A brilliant midway scene in the film occurs when Harry and Sally have the misguided idea of setting up their other best friends with each other. Harry’s buddy Jess (Bruno Kirby) may be a good fit for Sally. They are both writers, after all. Sally’s girlfriend Marie (Carrie Fisher) has a keen interest in conquering married men, not far off from how Harry routinely proceeds with one relationship after another by sleeping with the women he dates. He’s not in love with them, but of course he’ll sleep with them. The irony comes when both Harry and Sally could never fathom that Jess and Marie find each other attractive, not the ones they were originally intended for.

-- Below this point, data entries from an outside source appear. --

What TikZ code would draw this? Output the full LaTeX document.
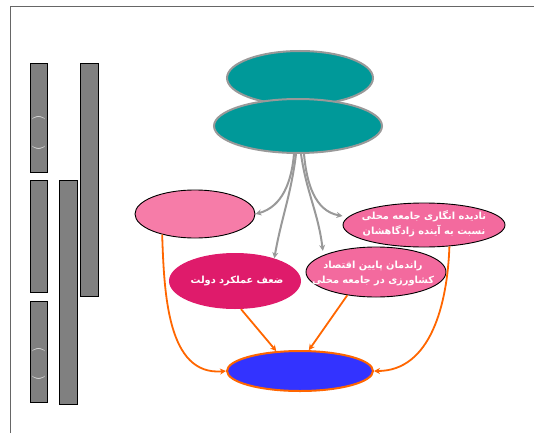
\documentclass[tikz,border=0pt]{standalone}
\usepackage{fontspec}
\newfontfamily\arabicfont[Script=Arabic]{DejaVu Sans}
\TeXXeTstate=1
\usetikzlibrary{shapes.geometric,arrows.meta}
\definecolor{tealfill}{HTML}{009999}
\definecolor{pinkfill}{HTML}{F67CA8}
\definecolor{pinkfillb}{HTML}{F36A9E}
\definecolor{darkpink}{HTML}{DF1B6B}
\definecolor{bluefill}{HTML}{3333FF}
\definecolor{orangeline}{HTML}{FF6600}
\definecolor{grayline}{HTML}{999999}
\definecolor{barfill}{HTML}{808080}
\definecolor{framegray}{HTML}{666666}
\tikzset{
  ell/.style={ellipse, inner sep=0pt},
  tealell/.style={ell, fill=tealfill, draw=grayline, line width=2pt},
  pinkell/.style={ell, fill=pinkfill, draw=black, line width=0.9pt},
  pinkellb/.style={ell, fill=pinkfillb, draw=black, line width=0.9pt},
  darkell/.style={ell, fill=darkpink},
  blueell/.style={ell, fill=bluefill, draw=orangeline, line width=2pt},
  lbl/.style={text=white, align=center, inner sep=0pt, font=\arabicfont\bfseries\fontsize{9.8}{15}\selectfont},
  grayarrow/.style={draw=grayline, line width=2pt, -{Stealth[length=6pt,width=6pt]}},
  orangearrow/.style={draw=orangeline, line width=1.8pt, -{Stealth[length=6pt,width=6pt]}},
  bar/.style={draw=black, fill=barfill, line width=0.9pt},
  paren/.style={rotate=-90, text=white, inner sep=0pt, font=\fontsize{13}{13}\selectfont},
  frameline/.style={draw=framegray, line width=1pt}
}
\begin{document}
\begin{tikzpicture}[x=1pt,y=-1pt]
\useasboundingbox (0,0) rectangle (534,433);
% frame
\coordinate (fa) at (10,433);
\coordinate (fb) at (10,7);
\coordinate (fc) at (534,7);
\draw[frameline] (fa) -- (fb) -- (fc);
% left bars
\draw[bar] (30,63) rectangle (47,172);
\draw[bar] (30,180) rectangle (47,292);
\draw[bar] (30,301) rectangle (47,402);
\draw[bar] (59,180) rectangle (77,404);
\draw[bar] (80,63) rectangle (98,296);
\node[paren] (pa) at (38.5,133) {(\hspace{25pt})};
\node[paren] (pc) at (38.5,364) {(\hspace{23pt})};
% ellipses
\node[tealell, minimum width=146pt, minimum height=54pt] (t1) at (300,78) {};
\node[tealell, minimum width=168pt, minimum height=54pt] (t2) at (298,126) {};
\node[pinkell, minimum width=120pt, minimum height=48pt] (pl) at (195,214) {};
\node[pinkellb, minimum width=162pt, minimum height=44pt] (r) at (424,225) {};
\node[pinkellb, minimum width=140pt, minimum height=50pt] (m) at (376,272) {};
\node[darkell, minimum width=132pt, minimum height=56pt] (d) at (235,281) {};
\node[blueell, minimum width=146pt, minimum height=40pt] (b) at (300,371) {};
% labels
\node[lbl] (rt) at (424,224) {\beginR نادیده انگاری جامعه محلی\endR\\\beginR نسبت به آینده زادگاهشان\endR};
\node[lbl] (mt) at (373,273) {\beginR راندمان پایین اقتصاد\endR\\\beginR کشاورزی در جامعه محلی\endR};
\node[lbl] (dt) at (237,281) {\beginR ضعف عملکرد دولت\endR};
% gray arrows
\draw[grayarrow] ([xshift=-4pt]t2.south) to[out=-95,in=15] (pl.east);
\draw[grayarrow] ([xshift=-2pt]t2.south) to[out=-97,in=80] (d.30);
\draw[grayarrow] ([xshift=3pt]t2.south) to[out=-82,in=97] ([xshift=-10pt,yshift=1pt]m.155);
\draw[grayarrow] ([xshift=6pt]t2.south) to[out=-85,in=170] ([yshift=9pt]r.west);
% orange arrows
\draw[orangearrow] (pl.212) to[out=-88,in=185] (b.west);
\draw[orangearrow] (r.-40) to[out=-92,in=0] (b.east);
\draw[orangearrow] (d.-78) -- (b.140);
\draw[orangearrow] (m.219) -- (b.67);
\end{tikzpicture}
\end{document}
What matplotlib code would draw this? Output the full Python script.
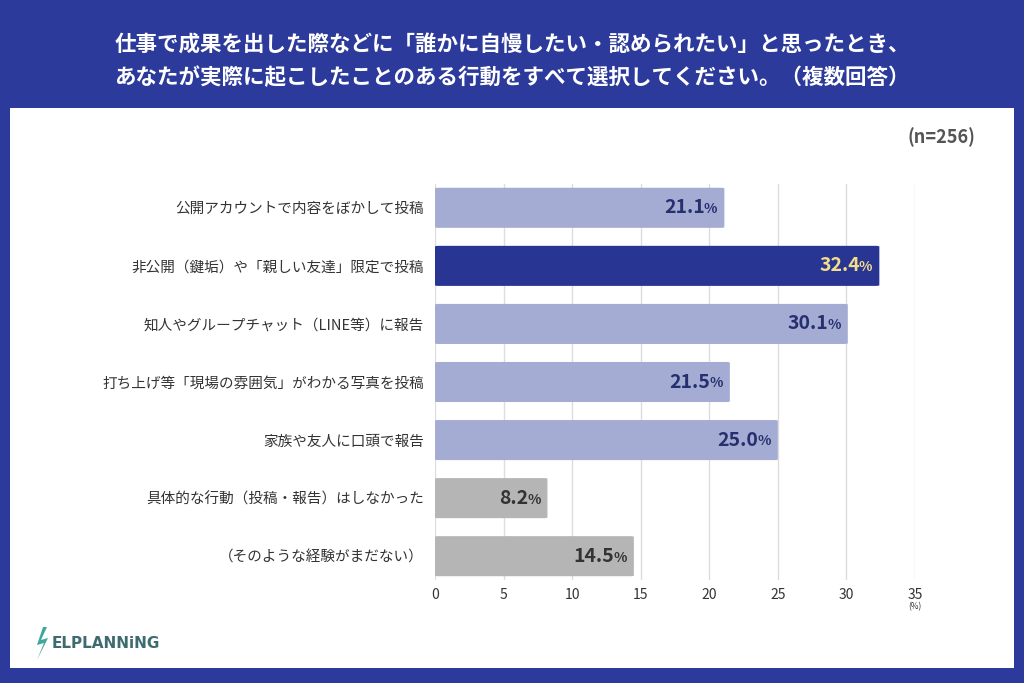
import matplotlib
matplotlib.use('Agg')
import matplotlib.pyplot as plt
from matplotlib.patches import Rectangle, Polygon, FancyBboxPatch

plt.rcParams['font.family'] = ['Noto Sans CJK JP', 'DejaVu Sans']

categories = ['公開アカウントで内容をぼかして投稿',
              '非公開（鍵垢）や「親しい友達」限定で投稿',
              '知人やグループチャット（LINE等）に報告',
              '打ち上げ等「現場の雰囲気」がわかる写真を投稿',
              '家族や友人に口頭で報告',
              '具体的な行動（投稿・報告）はしなかった',
              '（そのような経験がまだない）']
values = [21.1, 32.4, 30.1, 21.5, 25.0, 8.2, 14.5]
kinds = ['light', 'dark', 'light', 'light', 'light', 'grey', 'grey']
ticks = [0, 5, 10, 15, 20, 25, 30, 35]

bar_colors = {'light': '#a5acd4', 'dark': '#283593', 'grey': '#b5b5b5'}
label_colors = {'light': '#26306e', 'dark': '#f3dc8a', 'grey': '#333333'}
bg = '#2b3a9b'

fig = plt.figure(figsize=(10.24, 6.83), dpi=100, facecolor=bg)
fig.patches.append(Rectangle((10 / 1024, 1 - 668 / 683), 1004 / 1024, 560 / 683,
                             transform=fig.transFigure, facecolor='white', edgecolor='none', zorder=-5))

fig.text(0.5, 1 - 45 / 683, '仕事で成果を出した際などに「誰かに自慢したい・認められたい」と思ったとき、',
         color='white', fontsize=15.5, fontweight='bold', ha='center', va='center')
fig.text(0.5, 1 - 77 / 683, 'あなたが実際に起こしたことのある行動をすべて選択してください。（複数回答）',
         color='white', fontsize=15.5, fontweight='bold', ha='center', va='center')
fig.text(975 / 1024, 1 - 137 / 683, '(n=256)', color='#555555', fontsize=13, fontweight='bold',
         ha='right', va='center')

ax = fig.add_axes([435 / 1024, 1 - 580 / 683, 480 / 1024, 396 / 683])
ax.set_facecolor('none')
ax.set_xlim(0, 35)
ax.set_ylim(6.41, -0.41)
ax.set_axisbelow(True)
ax.grid(axis='x', color='#dddddd', linewidth=1)
for s in ax.spines.values():
    s.set_visible(False)
ax.tick_params(length=0)
ax.set_xticks(ticks)
ax.set_xticklabels([str(t) for t in ticks], fontsize=10, color='#333333')
ax.tick_params(axis='x', pad=6)
ax.set_yticks(range(len(categories)))
ax.set_yticklabels(categories, fontsize=10.5, color='#333333')
ax.tick_params(axis='y', pad=8)

for i, (v, k) in enumerate(zip(values, kinds)):
    ax.add_patch(FancyBboxPatch((0, i - 0.345), v, 0.69, boxstyle='round,pad=0,rounding_size=0.25',
                                mutation_aspect=0.05, facecolor=bar_colors[k], edgecolor='none'))
    ax.annotate('%', (v, i), xytext=(-5, -1), textcoords='offset points', ha='right', va='center',
                fontsize=10, color=label_colors[k], fontweight='bold')
    ax.annotate(f'{v:.1f}', (v, i), xytext=(-14, 0), textcoords='offset points', ha='right',
                va='center', fontsize=14, color=label_colors[k], fontweight='bold')

fig.text(915 / 1024, 1 - 607 / 683, '(%)', fontsize=6, color='#333333', ha='center', va='center')

# logo
bolt = Polygon([(43, 627), (37, 645), (44, 643), (37, 660), (48, 638), (41, 640), (47, 627)],
               closed=True, transform=None, facecolor='#3fa89b', edgecolor='none')
bolt.set_xy([(x, 683 - y) for x, y in bolt.get_xy()])
fig.patches.append(bolt)
fig.text(52 / 1024, 1 - 643 / 683, 'ELPLANNiNG', fontsize=11, fontweight='bold',
         color='#3d6b70', ha='left', va='center', family='DejaVu Sans')

fig.savefig('out.png', dpi=100, facecolor=bg)
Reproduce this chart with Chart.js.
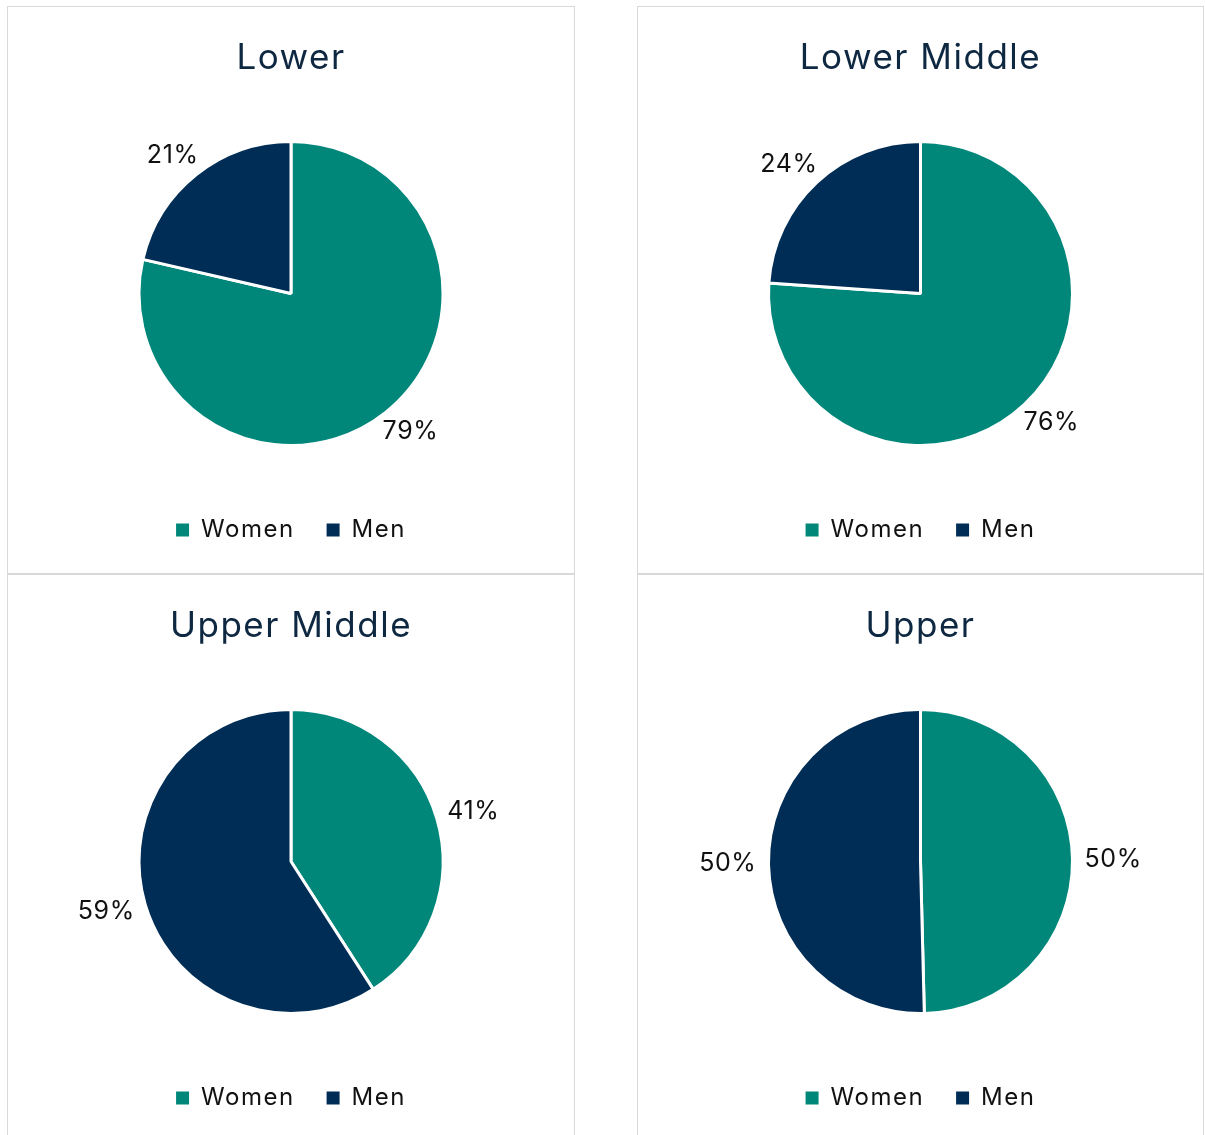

There’s much heightened romanticism to When Harry Met Sally… I won’t claim it to be very realistic with how life works out for many of us. Look at the famous deli scene where Meg Ryan demonstrates for Crystal’s character that a woman can convincingly fake an orgasm. It’s a hilarious scene. One for the ages. However, a scene like that wouldn’t happen. If a scene like that did occur in real life, the woman would be asked to leave the premises immediately. It’s not the point though.
Love and happiness should consist of elevating ourselves to a delightful fantasy of joy, affection and laughter. Love should also guide us to carry our best friends through sadness and frustration. We can’t survive this challenge, we call life, alone. I realized that first hand when my innocent, naïve and unsure teenage self watched the movie for the first time all those years ago at the Mission Bell movie theatre in Tampa.
People need someone to grow with. We need someone to continue to teach us while we teach them in return. Most importantly, as it becomes a running theme in When Harry Met Sally…, we need someone to kiss at midnight every New Year’s Eve.